I've been thinking about this. I think you could take the media that I'm using, (even scrap from the inserts that we're having manufactured), chip or shred it, and using it in your vertigro towers. send me an email at nate81@uwyo.edu and we can talk about it. my website will be up at the end of next week too. . . zipgrow.com

Michael Cosmo said:
I would like to try you media. Let me know how to proceed.


Nate Storey said:
I've gotten away from any kind of coir, peat or mix-type media in any kind of vertical tower- it's exactly as you say. It gets too heavy, too wet and there isn't enough oxygen to the roots. you can cut your coir or peat with perlite, but I've found even with perlite the mixture is just not porous enough for any kind of tower work where percolation is necessary. remember this stuff has to serve as a nitrifying site, so you need percolation- as much as you can get. My experience with gravel is that it's too heavy for towers, and clogs way too easily as roots develop. I've also found that gravel surface area/volume when constrained to towers requires a lot of towers to match the volume of a growbed. As a result, I've tried a bunch of artificial medias, including polyurethane foam, various meshes, plastic materials and have started getting a company to make me some artificial media that works really well. The things I specified to end up with this material are: high surface area/volume, UV resitant, food grade, very high percolation rate, and high shear strength. So far it's perfect for my towers. I don't know how it would perform in vertigro towers. Might be worth trying.
Nate, have you found any certifiable organic solutions to your vertical growing system media?

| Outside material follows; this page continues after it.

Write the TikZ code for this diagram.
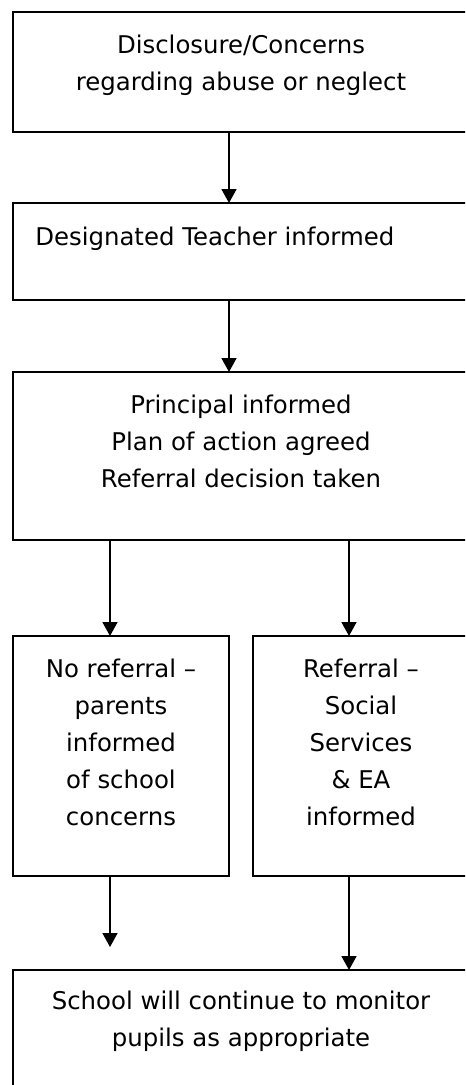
\documentclass[tikz,border=0pt]{standalone}
\usepackage{fontspec}
\setmainfont{DejaVu Sans}
\usetikzlibrary{arrows.meta}
\begin{document}
\begin{tikzpicture}[x=0.75pt,y=-0.75pt,
  box/.style={draw=black, line width=1.3pt, inner sep=0pt, outer sep=0pt, anchor=north west},
  txt/.style={font=\fontsize{18.3}{27.75}\selectfont, align=center, inner sep=0pt, anchor=base},
  arr/.style={-{Triangle[width=11.25pt,length=10.5pt]}, line width=1.3pt}]
\useasboundingbox (0,0) rectangle (465,1085);
\clip (0,0) rectangle (465,1085);
% boxes
\node[box, minimum width=342pt, minimum height=90pt] (b1) at (13,12) {};
\node[box, minimum width=342pt, minimum height=72.75pt] (b2) at (13,203) {};
\node[box, minimum width=342pt, minimum height=126pt] (b3) at (13,372) {};
\node[box, minimum width=162pt, minimum height=180pt] (b4) at (13,636) {};
\node[box, minimum width=162pt, minimum height=180pt] (b5) at (253,636) {};
\node[box, minimum width=342pt, minimum height=112.5pt] (b6) at (13,970) {};
% texts (anchor base = baseline of last line)
\node[txt] (t1) at (241,90) {Disclosure/Concerns\\regarding abuse or neglect};
\node[txt, anchor=base west] (t2) at (35,245) {Designated Teacher informed};
\node[txt] (t3) at (241,487) {Principal informed\\Plan of action agreed\\Referral decision taken};
\node[txt] (t4) at (121,825) {No referral –\\parents\\informed\\of school\\concerns};
\node[txt] (t5) at (361,825) {Referral –\\Social\\Services\\\& EA\\informed};
\node[txt] (t6) at (241,1046) {School will continue to monitor\\pupils as appropriate};
% connectors
\coordinate (e4) at (110,947);
\draw[arr] ([xshift=-9pt]b1.south) -- ([xshift=-9pt]b2.north);
\draw[arr] ([xshift=-9pt]b2.south) -- ([xshift=-9pt]b3.north);
\draw[arr] (b3.south -| b4.south) ++(-8.25pt,0) -- ([xshift=-8.25pt]b4.north);
\draw[arr] (b3.south -| b5.south) ++(-9pt,0) -- ([xshift=-9pt]b5.north);
\draw[arr] ([xshift=-8.25pt]b4.south) -- (e4);
\draw[arr] ([xshift=-9pt]b5.south) -- (b6.north -| 349,0);
\end{tikzpicture}
\end{document}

Does this material retain water? I run my verticals on a timer set for 3 min ,3x a day..need something that retains moisture inbetween. Nate, I got your message stating how you feel about coco coir, but seems to be working so far. I am experimenting in some of the bottom pots with expanded shale..others have chunky perlite and coco coir (some are a 50/50 mix and others 75/25) both of these seem to be working OK so far, except that I thought I would have a larger of volume of water that I could cirulate back. I don't have the ones with the shale/coco coir planted yet, but concerned that the shale doesn't hold moisture like the chunky perlite does.